JOB
Write the lines out again, from the top of the material to the line containing "(207.7,38.3) -- (588.5,38.3);", pictures excluded.

DATA EXCERPT
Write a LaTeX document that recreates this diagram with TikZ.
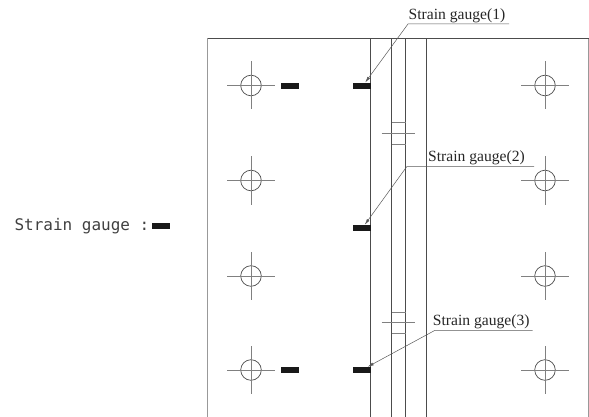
\documentclass[tikz,border=0pt]{standalone}
\usepackage{fontspec}
\setmainfont{Liberation Serif}
\newfontfamily\labelfont{DejaVu Sans Mono}
\usetikzlibrary{arrows.meta}
\usetikzlibrary{positioning}

\begin{document}
\begin{tikzpicture}[x=1pt, y=-1pt, every node/.style={inner sep=0pt}]

% Define styles
\tikzstyle{plate} = [draw=black!70, line width=0.7pt]
\tikzstyle{edge} = [draw=black!40, line width=0.9pt]
\tikzstyle{gauge} = [draw=none, fill=black!90, minimum width=18pt, minimum height=6pt]
\tikzstyle{thin} = [draw=black!50, line width=0.7pt]
\tikzstyle{leader} = [draw=black!65, line width=0.5pt, -{Latex[length=6pt,width=3pt]}]
\tikzstyle{tag} = [font=\fontsize{15.6}{15.6}\selectfont, text=black!85, anchor=base west]

\useasboundingbox (0,0) rectangle (589,417);

% Plate outline
\draw[edge] (207.7,417) -- (207.7,38.3);
\draw[edge] (588.5,38.3) -- (588.5,417);
\draw[plate] (207.7,38.3) -- (588.5,38.3);

% Vertical lines
\foreach \x in {370.7,391.7,405.7,426.7} {
  \draw[plate] (\x,38.3) -- (\x,417);
}

% Bolt holes
\foreach \y in {85.5,180.5,276,370} {
  \foreach \x in {251,545} {
    \draw[plate] (\x,\y) circle (10.3);
    \draw[thin] (\x-24,\y) -- (\x+24,\y);
    \draw[thin] (\x,\y-24) -- (\x,\y+24);
  }
}

% Splices
\foreach \y in {133.3,322.7} {
  \draw[thin] (391.7,\y-10.7) -- (405.7,\y-10.7);
  \draw[thin] (381.7,\y) -- (415.3,\y);
  \draw[thin] (391.7,\y+10.7) -- (405.7,\y+10.7);
}

% Gauges
\node[gauge] (gaugeA) at (361.5,85.7) {};
\node[gauge] (gaugeB) at (361.5,228) {};
\node[gauge] (gaugeC) at (361.5,370) {};
\node[gauge] (gaugeD) at (290,85.7) {};
\node[gauge] (gaugeE) at (290,370) {};

% Labels
\node[tag] (tagA) at (408.5,20) {Strain gauge(1)};
\node[tag] (tagB) at (428,161.7) {Strain gauge(2)};
\node[tag] (tagC) at (432.7,325.3) {Strain gauge(3)};

% Leaders
\coordinate (kneeA) at (408,24);
\coordinate (endA) at (509,24);
\coordinate (kneeB) at (406.7,166.7);
\coordinate (endB) at (534,166.7);
\coordinate (kneeC) at (435,330.3);
\coordinate (endC) at (532.7,330.3);
\draw[leader] (endA) -- (kneeA) -- ([xshift=-5.5pt]gaugeA.north east);
\draw[leader] (endB) -- (kneeB) -- ([xshift=-6pt]gaugeB.north east);
\draw[leader] (endC) -- (kneeC) -- ([xshift=-3pt]gaugeC.north east);

% Legend
\node[anchor=base west, font=\labelfont\fontsize{16}{16}\selectfont, text=black!75] (legend) at (14.3,230.7) {Strain gauge :};
\node[gauge] (legendgauge) at (160.8,225.7) {};

\end{tikzpicture}
\end{document}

OUTPUT OF THE EXERCISE
Write a LaTeX document that recreates this diagram with TikZ.
\documentclass[tikz,border=0pt]{standalone}
\usepackage{fontspec}
\setmainfont{Liberation Serif}
\newfontfamily\labelfont{DejaVu Sans Mono}
\usetikzlibrary{arrows.meta}
\usetikzlibrary{positioning}

\begin{document}
\begin{tikzpicture}[x=1pt, y=-1pt, every node/.style={inner sep=0pt}]

% Define styles
\tikzstyle{plate} = [draw=black!70, line width=0.7pt]
\tikzstyle{edge} = [draw=black!40, line width=0.9pt]
\tikzstyle{gauge} = [draw=none, fill=black!90, minimum width=18pt, minimum height=6pt]
\tikzstyle{thin} = [draw=black!50, line width=0.7pt]
\tikzstyle{leader} = [draw=black!65, line width=0.5pt, -{Latex[length=6pt,width=3pt]}]
\tikzstyle{tag} = [font=\fontsize{15.6}{15.6}\selectfont, text=black!85, anchor=base west]

\useasboundingbox (0,0) rectangle (589,417);

% Plate outline
\draw[edge] (207.7,417) -- (207.7,38.3);
\draw[edge] (588.5,38.3) -- (588.5,417);
\draw[plate] (207.7,38.3) -- (588.5,38.3);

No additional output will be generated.